Aujourd'hui, nous regardons la vérité en face. Celle d'un dirigeant de PME industrielle pris en tenaille.
D'un côté, un système français qui freine, qui taxe, qui complexifie. Une arène économique et normative où se battre relève de l'héroïsme quotidien. Nous analyserons le plan de bataille proposé par vos pairs du METI, un véritable cri d'alarme.
De l'autre, une croyance tenace, presque un dogme : celle que le chef doit décider seul. Une posture qui vous isole et, comme nous le verrons, constitue une erreur stratégique majeure.
Car le plus grand danger n'est peut-être pas la lourdeur du système.
C'est la manière dont vous choisissez d'y faire face.

Le coup de gueule des ETI : rustines ou vraies solutions ?
Aujourd'hui, on décortique le cri du cœur du Mouvement des ETI. Un rapport qui pose 15 mesures pour relancer l'industrie.
Un plan de bataille. Ou un dernier plaidoyer avant le "point de bascule définitif", comme le craint son coprésident.
Vous sentez cette pression ? Cette incertitude qui paralyse la décision ?
Vous n'êtes pas seul.
Plongeons dans le concret.
1. La mort par mille coupures normatives
Le chiffre est brutal.
+653% de normes environnementales depuis 2002.
On ne parle plus de régulation. On parle d'asphyxie.
Cette "inflation normative", comme ils l'appellent, est le mal qui ronge votre capacité d'agir. Chaque nouvelle règle est une charge mentale, un coût, un délai. Un frein de plus quand vos concurrents, eux, accélèrent.
Le METI propose un "moratoire normatif sur deux ans".
Une pause.
Est-ce une solution ou une simple rustine ? Une trêve avant le retour de la vague ?
La question n'est pas de stopper les normes. La question est de retrouver du bon sens.
Et vous, combien de projets avez-vous abandonnés à cause de cette complexité administrative ?
2. Le terrain : sanctuariser ou disparaître
L'industrie a besoin d'espace.
Le rapport appelle à "sanctuariser juridiquement 25.000 hectares de fonciers industriels".
C'est une mesure de survie.
Car pendant que l'on débat, le foncier disparaît, se complexifie, devient inaccessible. Une PME qui veut s'agrandir aujourd'hui fait face à un parcours du combattant. On lui parle de "zéro artificialisation nette" pendant qu'on importe des produits fabriqués sur des terres gagnées sans état d'âme.
Le paradoxe est total.
Le fonds de 900 millions d'euros par an pour les projets territoriaux est une bonne idée. Sur le papier.
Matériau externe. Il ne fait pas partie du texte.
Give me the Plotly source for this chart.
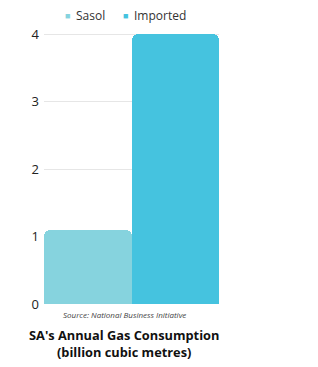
import plotly.graph_objects as go

categories = ["Sasol", "Imported"]
values = [1.1, 4.0]
colors = ["#86d3de", "#45c3df"]

fig = go.Figure()
for c, v, col in zip(categories, values, colors):
    fig.add_trace(go.Bar(x=[c], y=[v], name=c, showlegend=False,
                         marker=dict(color=col, cornerradius=6, line=dict(width=0))))

fig.update_layout(
    width=318, height=367,
    margin=dict(l=44, r=99, t=33, b=63),
    barmode="overlay", bargap=0,
    plot_bgcolor="white", paper_bgcolor="white",
    font=dict(family="Open Sans", color="#222222", size=13),
    xaxis=dict(showticklabels=False, showgrid=False, zeroline=False, showline=False),
    yaxis=dict(range=[0, 4.02], tickvals=[0, 1, 2, 3, 4], gridcolor="#e6e6e6", zeroline=False,
               showline=False, tickfont=dict(size=13, color="#222222"), ticklabelstandoff=4),
)

# legend drawn as text entries
legend_x = [67, 125]
for c, col, lx in zip(categories, colors, legend_x):
    fig.add_annotation(text=f"<span style='color:{col}'>■</span>", xref="paper", yref="paper",
                       x=(lx - 44) / 175, y=1, yshift=18, xanchor="center", yanchor="middle",
                       showarrow=False, font=dict(size=9))
    fig.add_annotation(text=c, xref="paper", yref="paper",
                       x=(lx + 7 - 44) / 175, y=1, yshift=18, xanchor="left", yanchor="middle",
                       showarrow=False, font=dict(size=12, color="#333333"))

fig.add_annotation(text="<i>Source: National Business Initiative</i>", xref="paper", yref="paper",
                   x=(124 - 44) / 175, y=0, yshift=-10, xanchor="center", yanchor="middle",
                   showarrow=False, font=dict(size=8, color="#444444"))
fig.add_annotation(text="<b>SA's Annual Gas Consumption<br>(billion cubic metres)</b>", xref="paper", yref="paper",
                   x=(124 - 44) / 175, y=0, yshift=-20, xanchor="center", yanchor="top", showarrow=False,
                   font=dict(size=12.8, color="#111111"))
fig.write_html("out.html")
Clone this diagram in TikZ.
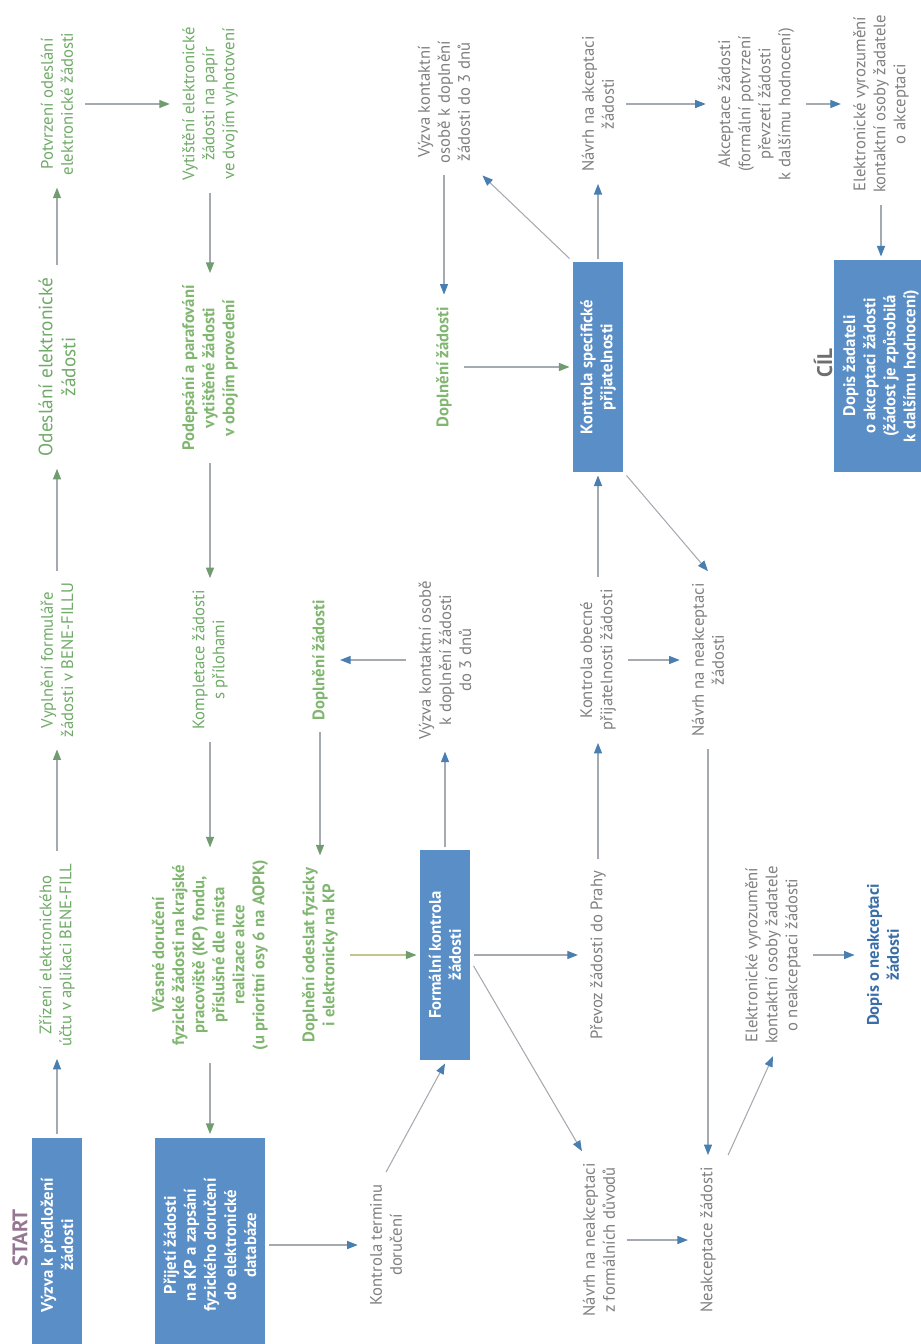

Mais sera-t-il un accélérateur agile ou une nouvelle usine à gaz administrative ?
La vraie question est là.
3. Le coût du réel : quand les chiffres ne mentent pas
Finissons avec le nerf de la guerre. Le P&L.
Deux chiffres de l'article tuent le match.
Coût horaire du travail industriel en France : 46,36 euros.
Le plus élevé d'Europe.
Déficit commercial manufacturier : entre 50 et 100 milliards d'euros par an.
Le lien de cause à effet est d'une simplicité biblique.
Nous avons un talent incroyable, des ingénieurs brillants, mais nous les payons au prix du luxe pour produire des biens qui doivent se battre sur le marché mondial.
Le METI propose une loi de programmation pour la compétitivité, pour s'aligner sur les standards européens. Pas pour devenir un paradis low-cost. Juste pour être dans le match.
Et que dire de l'électricité ? Notre parc nucléaire devrait être un atout stratégique majeur, nous offrant une énergie décarbonée et compétitive. Est-ce vraiment le cas aujourd'hui dans vos factures ?
Le rapport évoque un "volontarisme qui s'émousse".
Je parlerais plutôt d'une lucidité qui s'impose.
Les dirigeants d'ETI ne sont pas fatigués de se battre. Ils sont fatigués de se battre avec un boulet attaché à chaque cheville.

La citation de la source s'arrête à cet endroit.